• **The exercise**:
Don't include pictures. Quote the lines below from the first through the line that contains "W, H = 627, 378".

• **Information shown**:
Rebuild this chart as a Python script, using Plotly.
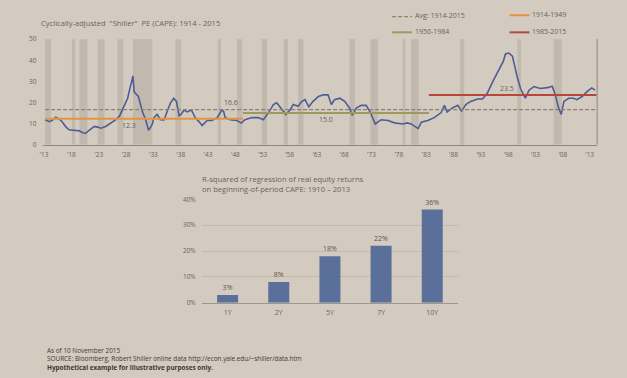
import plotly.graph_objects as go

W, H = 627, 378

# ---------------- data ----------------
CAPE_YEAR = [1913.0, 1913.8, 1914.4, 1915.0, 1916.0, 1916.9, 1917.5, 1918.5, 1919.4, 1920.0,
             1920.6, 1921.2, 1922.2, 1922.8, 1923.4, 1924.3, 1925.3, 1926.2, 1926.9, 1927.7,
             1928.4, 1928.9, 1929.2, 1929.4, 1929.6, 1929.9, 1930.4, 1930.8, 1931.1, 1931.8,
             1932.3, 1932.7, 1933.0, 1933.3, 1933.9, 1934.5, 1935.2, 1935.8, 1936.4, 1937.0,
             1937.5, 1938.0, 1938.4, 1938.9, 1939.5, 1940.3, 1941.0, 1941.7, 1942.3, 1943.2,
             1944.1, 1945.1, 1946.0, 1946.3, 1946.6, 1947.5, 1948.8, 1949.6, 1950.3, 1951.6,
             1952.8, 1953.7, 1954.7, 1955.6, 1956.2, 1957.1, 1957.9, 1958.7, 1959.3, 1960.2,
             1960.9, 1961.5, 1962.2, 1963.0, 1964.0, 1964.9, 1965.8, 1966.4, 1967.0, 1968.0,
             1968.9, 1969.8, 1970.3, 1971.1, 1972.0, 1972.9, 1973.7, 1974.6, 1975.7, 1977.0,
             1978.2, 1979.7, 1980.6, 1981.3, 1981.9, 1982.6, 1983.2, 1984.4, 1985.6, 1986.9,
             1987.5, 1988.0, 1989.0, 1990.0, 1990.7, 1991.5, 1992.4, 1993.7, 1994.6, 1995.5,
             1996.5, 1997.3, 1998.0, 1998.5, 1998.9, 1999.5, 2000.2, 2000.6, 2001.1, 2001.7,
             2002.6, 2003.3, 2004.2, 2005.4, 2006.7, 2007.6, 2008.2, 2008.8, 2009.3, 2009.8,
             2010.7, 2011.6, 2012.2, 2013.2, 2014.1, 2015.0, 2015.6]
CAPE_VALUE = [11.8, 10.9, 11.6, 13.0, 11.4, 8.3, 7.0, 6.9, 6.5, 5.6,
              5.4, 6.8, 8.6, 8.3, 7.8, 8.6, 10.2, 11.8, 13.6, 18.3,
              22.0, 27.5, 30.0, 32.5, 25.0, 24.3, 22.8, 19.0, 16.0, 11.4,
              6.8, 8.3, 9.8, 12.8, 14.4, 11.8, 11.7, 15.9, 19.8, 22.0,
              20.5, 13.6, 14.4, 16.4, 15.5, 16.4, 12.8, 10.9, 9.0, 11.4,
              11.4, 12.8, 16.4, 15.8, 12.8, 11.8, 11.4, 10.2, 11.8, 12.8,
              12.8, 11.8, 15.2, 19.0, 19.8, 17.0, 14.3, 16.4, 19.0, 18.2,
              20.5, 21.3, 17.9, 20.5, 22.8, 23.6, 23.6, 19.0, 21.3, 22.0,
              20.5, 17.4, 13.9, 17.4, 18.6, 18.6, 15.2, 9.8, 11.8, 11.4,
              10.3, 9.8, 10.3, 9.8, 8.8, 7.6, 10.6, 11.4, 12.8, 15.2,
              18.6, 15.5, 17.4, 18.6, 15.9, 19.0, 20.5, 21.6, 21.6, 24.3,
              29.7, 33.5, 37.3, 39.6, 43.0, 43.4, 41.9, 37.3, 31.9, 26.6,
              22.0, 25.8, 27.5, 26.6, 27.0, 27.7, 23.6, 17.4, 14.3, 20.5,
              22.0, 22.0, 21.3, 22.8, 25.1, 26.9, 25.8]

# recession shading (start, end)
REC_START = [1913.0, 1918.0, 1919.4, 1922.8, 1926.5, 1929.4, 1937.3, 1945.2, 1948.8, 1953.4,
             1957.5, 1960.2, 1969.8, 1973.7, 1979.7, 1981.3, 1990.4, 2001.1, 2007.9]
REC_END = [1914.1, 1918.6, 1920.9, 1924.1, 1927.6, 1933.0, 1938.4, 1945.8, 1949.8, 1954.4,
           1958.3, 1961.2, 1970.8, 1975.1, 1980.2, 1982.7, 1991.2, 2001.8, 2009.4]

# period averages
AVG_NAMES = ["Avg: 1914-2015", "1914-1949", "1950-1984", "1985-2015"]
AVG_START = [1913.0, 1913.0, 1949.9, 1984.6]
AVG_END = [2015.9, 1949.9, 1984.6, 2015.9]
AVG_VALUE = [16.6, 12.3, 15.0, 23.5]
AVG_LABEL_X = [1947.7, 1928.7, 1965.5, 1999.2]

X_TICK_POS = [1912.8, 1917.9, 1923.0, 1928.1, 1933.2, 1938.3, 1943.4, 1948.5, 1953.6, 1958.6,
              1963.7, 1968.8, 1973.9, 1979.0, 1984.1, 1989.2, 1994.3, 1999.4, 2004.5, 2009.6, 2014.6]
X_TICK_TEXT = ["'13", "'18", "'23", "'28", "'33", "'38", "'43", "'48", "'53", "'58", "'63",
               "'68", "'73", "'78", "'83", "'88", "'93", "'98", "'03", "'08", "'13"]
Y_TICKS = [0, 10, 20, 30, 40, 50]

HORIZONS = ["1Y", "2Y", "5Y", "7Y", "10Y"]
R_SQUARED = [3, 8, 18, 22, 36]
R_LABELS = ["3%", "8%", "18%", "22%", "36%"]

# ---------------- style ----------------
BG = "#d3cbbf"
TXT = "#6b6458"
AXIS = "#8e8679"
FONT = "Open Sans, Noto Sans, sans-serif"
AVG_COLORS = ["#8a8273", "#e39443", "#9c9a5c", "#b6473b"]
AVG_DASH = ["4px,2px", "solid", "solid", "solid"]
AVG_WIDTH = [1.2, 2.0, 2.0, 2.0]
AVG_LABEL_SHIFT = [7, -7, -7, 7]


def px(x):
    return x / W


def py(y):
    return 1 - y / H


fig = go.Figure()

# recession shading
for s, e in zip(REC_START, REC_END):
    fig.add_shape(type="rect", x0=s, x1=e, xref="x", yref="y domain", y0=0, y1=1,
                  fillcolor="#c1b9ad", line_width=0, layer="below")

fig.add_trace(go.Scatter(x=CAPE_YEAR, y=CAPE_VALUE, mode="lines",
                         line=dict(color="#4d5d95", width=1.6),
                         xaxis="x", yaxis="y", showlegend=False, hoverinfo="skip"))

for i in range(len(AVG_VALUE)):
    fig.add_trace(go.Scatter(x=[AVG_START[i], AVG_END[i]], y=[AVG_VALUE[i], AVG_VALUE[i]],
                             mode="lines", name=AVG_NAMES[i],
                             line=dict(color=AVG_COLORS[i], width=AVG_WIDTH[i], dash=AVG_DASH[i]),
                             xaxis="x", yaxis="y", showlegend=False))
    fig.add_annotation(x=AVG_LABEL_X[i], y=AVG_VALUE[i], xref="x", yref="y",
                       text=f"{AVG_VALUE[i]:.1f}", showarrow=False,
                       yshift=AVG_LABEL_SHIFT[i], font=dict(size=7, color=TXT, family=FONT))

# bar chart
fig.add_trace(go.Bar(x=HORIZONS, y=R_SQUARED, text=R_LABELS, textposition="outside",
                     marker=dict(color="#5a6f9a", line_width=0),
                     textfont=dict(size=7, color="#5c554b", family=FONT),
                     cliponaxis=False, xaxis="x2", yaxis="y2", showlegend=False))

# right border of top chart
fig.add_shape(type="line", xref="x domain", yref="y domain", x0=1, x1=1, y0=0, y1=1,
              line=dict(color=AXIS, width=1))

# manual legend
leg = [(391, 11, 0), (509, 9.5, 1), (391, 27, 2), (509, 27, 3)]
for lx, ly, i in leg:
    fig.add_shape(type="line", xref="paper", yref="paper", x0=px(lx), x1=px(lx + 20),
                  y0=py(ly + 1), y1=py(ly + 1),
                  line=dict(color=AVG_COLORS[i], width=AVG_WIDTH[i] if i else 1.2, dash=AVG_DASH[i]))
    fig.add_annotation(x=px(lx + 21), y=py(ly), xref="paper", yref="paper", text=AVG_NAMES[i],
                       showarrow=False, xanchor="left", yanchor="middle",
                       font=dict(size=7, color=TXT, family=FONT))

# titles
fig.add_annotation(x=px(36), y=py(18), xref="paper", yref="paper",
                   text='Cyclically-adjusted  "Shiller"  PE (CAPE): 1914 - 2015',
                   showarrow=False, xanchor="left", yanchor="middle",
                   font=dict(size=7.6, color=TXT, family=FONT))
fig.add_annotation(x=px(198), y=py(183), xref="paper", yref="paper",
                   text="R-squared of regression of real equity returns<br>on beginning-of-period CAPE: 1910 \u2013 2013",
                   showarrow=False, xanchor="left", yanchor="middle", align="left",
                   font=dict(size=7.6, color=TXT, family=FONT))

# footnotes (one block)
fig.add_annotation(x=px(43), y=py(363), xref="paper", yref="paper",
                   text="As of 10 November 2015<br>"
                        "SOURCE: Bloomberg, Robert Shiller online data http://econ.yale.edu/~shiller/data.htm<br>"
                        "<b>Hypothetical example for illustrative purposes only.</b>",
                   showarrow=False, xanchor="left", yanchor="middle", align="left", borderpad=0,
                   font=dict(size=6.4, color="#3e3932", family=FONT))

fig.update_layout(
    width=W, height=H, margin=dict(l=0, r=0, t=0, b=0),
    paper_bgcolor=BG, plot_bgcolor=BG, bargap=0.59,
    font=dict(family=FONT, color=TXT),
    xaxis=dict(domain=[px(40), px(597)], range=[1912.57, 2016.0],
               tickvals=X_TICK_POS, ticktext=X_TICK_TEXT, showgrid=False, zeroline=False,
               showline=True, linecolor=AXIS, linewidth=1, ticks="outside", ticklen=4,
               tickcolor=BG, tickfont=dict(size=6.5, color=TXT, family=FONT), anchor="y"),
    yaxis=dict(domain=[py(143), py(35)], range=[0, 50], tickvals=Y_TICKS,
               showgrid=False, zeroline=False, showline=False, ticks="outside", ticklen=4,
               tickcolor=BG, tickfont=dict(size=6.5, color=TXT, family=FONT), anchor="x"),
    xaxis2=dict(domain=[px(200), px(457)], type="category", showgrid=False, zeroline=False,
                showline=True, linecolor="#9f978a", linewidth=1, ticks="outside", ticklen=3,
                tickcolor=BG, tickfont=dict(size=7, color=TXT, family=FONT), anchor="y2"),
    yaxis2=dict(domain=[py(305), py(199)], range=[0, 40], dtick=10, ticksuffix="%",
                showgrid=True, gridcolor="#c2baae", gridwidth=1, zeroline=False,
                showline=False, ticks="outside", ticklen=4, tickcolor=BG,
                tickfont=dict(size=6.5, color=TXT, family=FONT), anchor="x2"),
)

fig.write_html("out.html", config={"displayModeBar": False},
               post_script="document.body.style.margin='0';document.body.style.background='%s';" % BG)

• **Result**:
Rebuild this chart as a Python script, using Plotly.
import plotly.graph_objects as go

W, H = 627, 378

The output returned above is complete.